While the stated function of fire districts in Vermont throughout the nineteenth century remained the protection of property from damage by fire, the means of doing so developed from simply a ‘fire society’ (a group of local volunteers with a ‘fire engine’) to more complex entities. For example, after two calamitous fires, in 1869 and 1871, the village of St Albans reorganized its fire society into a company of fifty salaried men and invested in the construction of a reservoir, an aqueduct and a network of fire hydrants. Such an elaborate infrastructure, of course, could easily become the basis for a public water system. Indeed, both popular and financial pressures would drive it in this direction. For a long time, however, Vermont law did not mention this new public function in connection with fire districts, apparently because they were not the only type of municipal corporation that assumed that role. Only in the mid-twentieth century was the provision of water explicitly included within the stated functions of fire districts in Vermont law.

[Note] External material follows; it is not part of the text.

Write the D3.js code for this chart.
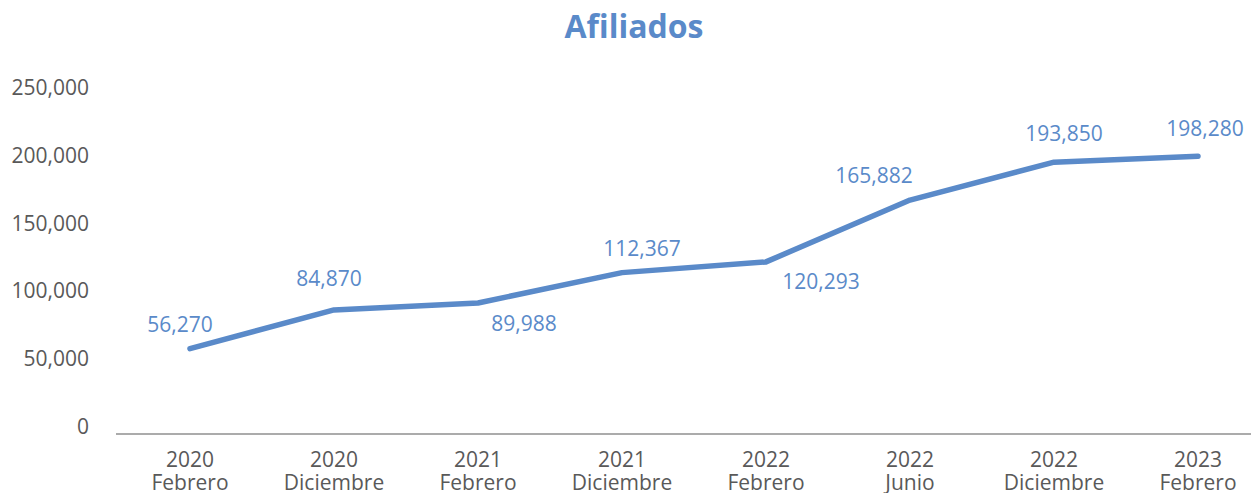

The first statutory expansion of the role of fire districts came from an act adopted on 22 January 1908. In addition to protection from damage by fire, this act added: to provide sewers. The re-codification of Vermont laws in 1917 greatly enlarged the scope of functions that fire districts could assume: protecting the property in the district from damage by fire; constructing and maintaining sewers, sidewalks and public lighting. In view of the larger financial obligations associated with these boarder responsibilities, the same laws added fire districts to the municipal corporations enabled to incur debts and issue bonds. The 1917 code also began the practice of devoting a separate ‘chapter’ of state laws just for fire districts; in 1917, it was chapter 180; in 1933, chapter 156; in 1947, chapter 176, and in the current Vermont Statutes Annotated, chapter 171 of title 20. Vermont’s re-codification of 1933 expanded both the maximum geographical size of fire districts (from one to two square miles), and added a new and broader function they could assume: “and for other lawful purposes”. The 1933 code also introduced the practice of separate ‘chapters’ for water and sewer works, to which was added sewage disposal (wastewater treatment) systems in 1947, so that the laws governing these functions became basically the same for all municipal corporations. If a fire district provided one or more of these functions it had to observe the appropriate ‘chapter’ of statutes, in addition to those specifically for fire districts.

Vermont fire districts today

Today in Vermont, fire districts vary greatly in size: from a relatively small hamlet to most of a township. They provide a variety of public services. For several older fire districts and most of the newer ones, wastewater treatment services are their principal functions. In fact, fire districts have often played a leading role in Vermont’s modern environmental conservation movement by providing quality drinking water and effective wastewater treatment often via the same water source. However, as these services become ever more complex, towns and regional or inter-municipal agencies may be better suited to fulfilling the tasks. A central provision in the Vermont constitution that helped to underwrite the formation of fire districts seems insightful for their future as well: “That government is, or ought to be, instituted for the common benefit, protection, and security of the people, nation, or community, and not for the particular emolument or advantage of any single person, family, or set of persons, who are a part only of that community; and that the community hath an indubitable, unalienable, and indefeasible right, to reform or alter government, in such manner as shall be, by that community, judged most conducive to the public weal” (art. 7; formerly art. 6 of the 1777 constitution of the Republic of Vermont).